A nyckelharpa is a keyed, 16 string violin with 4 bowed strings and 12 sympathetic strings that ring along with the melody.  Its history in Sweden dates back to the mid 1300’s.

A baroque viola has a shorter neck than the modern instrument and uses gut strings. It's tuned a fifth below the violin and has a much wider body and richer sound. Younger than the nyckelharpa, it was developed in the late 1500's.   

The Music
Sweden has a rich history of baroque music partly inspired by communication with other countries in northern Europe.  During the “Age of Greatness” (1648-1721), musicians, luthiers, writers, poets and scientists moved back and forth from continental Europe bringing with them the latest music and culture. 
The lines between what we call Folk and Baroque music were not clear in 18th century Sweden.   Now we recognize some differences when we hear them, but then it was all just music.  Lovely music was commonly played for dances, weddings or any occasion, sung or played by local folks on any instrument. Many important 18th Century handwritten music notebooks have been discovered in Sweden, documenting the music people played and cared for enough to write down and keep for posterity.  These notebooks are treasure troves of tunes played in the various styles and localities and have been made available to us to study and learn from.    

The image above is taken from wallpaper painting in Ekebyholm Castle, c. 1650.


Sources 

Published Composers
Johann Helmich Roman (1694-1758)  Roman has been called the father of Swedish music.  He was the first important native musician, composer teacher, conductor and builder of orchestras.  His court appointment afforded him the resources to travel (he was greatly impressed by Handel in London) and to hire singers and musicians for his projects. Roman was the first to compose vocal music in the Swedish language and also contributed cantatas, symphonic and chamber music.


Carl Michael Bellman (1740-1795), during his lifetime this song-writer, poet and raconteur was recognized as a great romanticist and satirist, capturing the flavors of love, society and aristocracy with his songs.  He is among the most important Swedish composers and many of his songs are still well known today.  Among Bellman’s patrons were the King of Sweden, Gustav III.   His most famous works are the songbooks, Fredmans Songs and Epistles, containing 140 songs of love, death and drinking.

Odae Sveticae  (1674) Twelve Swedish Odes.  Poetry by Samuel Columbus and music by Gustaf Duben, the elder. This unified suite of Baroque songs was intended for the “musik-amateur” with instrumentation and tempi left to the taste of the musicians, written with melody and bass accompaniment only.  The poetry deals with the difficult questions of living, nature, time and transience. 
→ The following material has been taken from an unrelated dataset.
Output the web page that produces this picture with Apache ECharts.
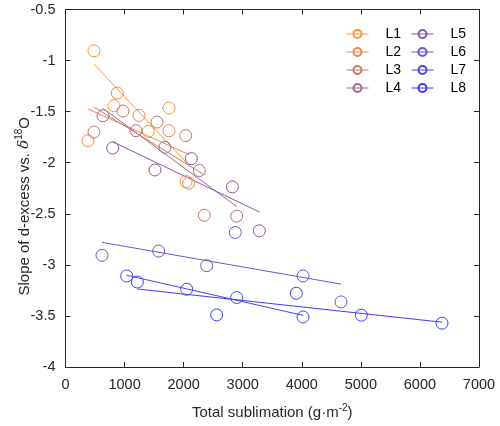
<!DOCTYPE html>
<html>
<head>
<meta charset="utf-8">
<script src="https://cdn.jsdelivr.net/npm/echarts@6/dist/echarts.min.js"></script>
<style>
html,body{margin:0;padding:0;background:#fff;}
#chart{width:500px;height:426px;}
</style>
</head>
<body>
<div id="chart"></div>
<script>
// ---- data ----
const names = ['L1','L2','L3','L4','L5','L6','L7','L8'];
const L1x = [482, 821, 1402, 1752, 2040];
const L1y = [-0.905, -1.442, -1.693, -1.465, -2.185];
const L2x = [381, 877, 1244, 1752, 2085];
const L2y = [-1.784, -1.318, -1.537, -1.687, -2.201];
const L3x = [482, 973, 1549, 2035, 2350];
const L3y = [-1.700, -1.494, -1.602, -1.735, -2.514];
const L4x = [635, 1193, 1684, 2265, 2898];
const L4y = [-1.540, -1.687, -1.849, -2.077, -2.523];
const L5x = [799, 1515, 2130, 2824, 3281];
const L5y = [-1.856, -2.071, -1.960, -2.237, -2.666];
const L6x = [618, 1577, 2390, 2875, 4021, 4664];
const L6y = [-2.907, -2.865, -3.008, -2.683, -3.109, -3.363];
const L7x = [1036, 2051, 2898, 4021];
const L7y = [-3.109, -3.239, -3.320, -3.510];
const L8x = [1216, 2559, 3907, 5008, 6374];
const L8y = [-3.168, -3.490, -3.278, -3.493, -3.571];
const xTicks = [0, 1000, 2000, 3000, 4000, 5000, 6000, 7000];
const yTicks = [-4, -3.5, -3, -2.5, -2, -1.5, -1, -0.5];

const colors = ['#FF9633','#EE8650','#C97868','#A86A8C','#8757AE','#6A55D6','#4A45EC','#3B3BFF'];
const xs = [L1x,L2x,L3x,L4x,L5x,L6x,L7x,L8x];
const ys = [L1y,L2y,L3y,L4y,L5y,L6y,L7y,L8y];

function fit(x, y){
  const n = x.length;
  const mx = x.reduce((a,b)=>a+b,0)/n, my = y.reduce((a,b)=>a+b,0)/n;
  let sxy=0, sxx=0;
  for(let i=0;i<n;i++){ sxy += (x[i]-mx)*(y[i]-my); sxx += (x[i]-mx)*(x[i]-mx); }
  const b = sxy/sxx, a = my - b*mx;
  const x0 = Math.min(...x), x1 = Math.max(...x);
  return [[x0, a+b*x0],[x1, a+b*x1]];
}

const FONT = 'Liberation Sans, Arial, sans-serif';
const TXT = '#262626';
const series = [];
names.forEach((nm,i)=>{
  series.push({
    name: nm, type: 'line', color: colors[i],
    data: xs[i].map((v,k)=>[v, ys[i][k]]),
    symbol: 'circle', symbolSize: 12,
    itemStyle: {color: 'rgba(255,255,255,0)', borderColor: colors[i], borderWidth: 1},
    lineStyle: {color: colors[i], width: 0, opacity: 0},
    silent: true, z: 3
  });
});
names.forEach((nm,i)=>{
  series.push({
    name: 'fit_'+nm, type: 'line', color: colors[i],
    data: fit(xs[i], ys[i]),
    symbol: 'none', lineStyle: {color: colors[i], width: 1},
    silent: true, z: 2
  });
});

const legendCommon = {
  orient: 'vertical', itemWidth: 22, itemHeight: 10, itemGap: 4,
  textStyle: {fontFamily: FONT, fontSize: 14, color: '#000', padding: [0,0,0,12]},
  lineStyle: {width: 1, opacity: 1},
  selectedMode: false
};

const axisCommon = {
  axisLine: {show: true, onZero: false, lineStyle: {color: TXT, width: 1}},
  axisTick: {show: true, inside: true, length: 5, lineStyle: {color: TXT}},
  splitLine: {show: false}
};

const chart = echarts.init(document.getElementById('chart'), null, {renderer: 'canvas'});
chart.setOption({
  animation: false,
  backgroundColor: '#fff',
  grid: {left: 65.5, right: 21, top: 9.5, bottom: 59, containLabel: false, outerBoundsMode: 'none'},
  legend: [
    Object.assign({}, legendCommon, {left: 341, top: 22, data: names.slice(0,4)}),
    Object.assign({}, legendCommon, {left: 406, top: 22, data: names.slice(4)})
  ],
  xAxis: [
    Object.assign({}, axisCommon, {
      type: 'value', position: 'bottom', min: xTicks[0], max: xTicks[xTicks.length-1], interval: 1000,
      axisLabel: {fontFamily: FONT, fontSize: 14.5, color: TXT, margin: 10, formatter: v => String(v)},
      name: '{n|Total sublimation (g·m}{s|-2}{n|)}', nameLocation: 'middle', nameGap: 36, nameMoveOverlap: false,
      nameTextStyle: {rich: {
        n: {fontFamily: FONT, fontSize: 15, color: TXT, lineHeight: 20},
        s: {fontFamily: FONT, fontSize: 10, color: TXT, lineHeight: 10, verticalAlign: 'top'}
      }}
    }),
    Object.assign({}, axisCommon, {
      type: 'value', position: 'top', min: xTicks[0], max: xTicks[xTicks.length-1], interval: 1000,
      axisLabel: {show: false}
    })
  ],
  yAxis: [
    Object.assign({}, axisCommon, {
      type: 'value', position: 'left', min: yTicks[0], max: yTicks[yTicks.length-1], interval: 0.5,
      axisLabel: {fontFamily: FONT, fontSize: 14.5, color: TXT, margin: 10},
      name: '{n|Slope of d-excess vs. }{d|δ}{s|18}{n|O}', nameLocation: 'middle', nameGap: 31, nameMoveOverlap: false,
      nameTextStyle: {padding: [0, 36, 0, 0], rich: {
        n: {fontFamily: FONT, fontSize: 15, color: TXT, lineHeight: 20},
        d: {fontFamily: 'DejaVu Serif, serif', fontStyle: 'italic', fontSize: 15, color: TXT, lineHeight: 20},
        s: {fontFamily: FONT, fontSize: 10, color: TXT, lineHeight: 10, verticalAlign: 'top'}
      }}
    }),
    Object.assign({}, axisCommon, {
      type: 'value', position: 'right', min: yTicks[0], max: yTicks[yTicks.length-1], interval: 0.5,
      axisLabel: {show: false}
    })
  ],
  series: series
});
</script>
</body>
</html>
Carl von Linné  (Carolus Linneaus) (1707-1778)
Not a musician himself, the famous Swedish botanist was well connected in the music world of the time and was known to be a good dancer and music aficionado.  In his Hammarby summerhouse outside Uppsala, he kept a mechanical player organ (vevpositiv) with melodies on punched paper rolls; 22 of the dance tunes survive.  As part of the nation-wide, 300th year celebration of Linneaus’ birth in 2007, this organ was respectfully restored and it now sings again.   We play some of his favorite music from these rolls.

Old Music Notebooks
Gustav Blidström, (1715) an oboe player and soldier in the army of Carl XII, he was captured and imprisoned for 12 years in Tobolsk, Siberia. Upon returning home to Kalmar, Sweden, he had a notebook of beautiful tunes written while a prisoner. 

Gabriel Höök  (1698-1769) brother-in-law to Linneaus,  was cantor and organist in Växjö, Småland.  He collected and composed many tunes.

Petter Dufva (1756-1836) was an important fiddler from Småland who notated 200 lovely tunes.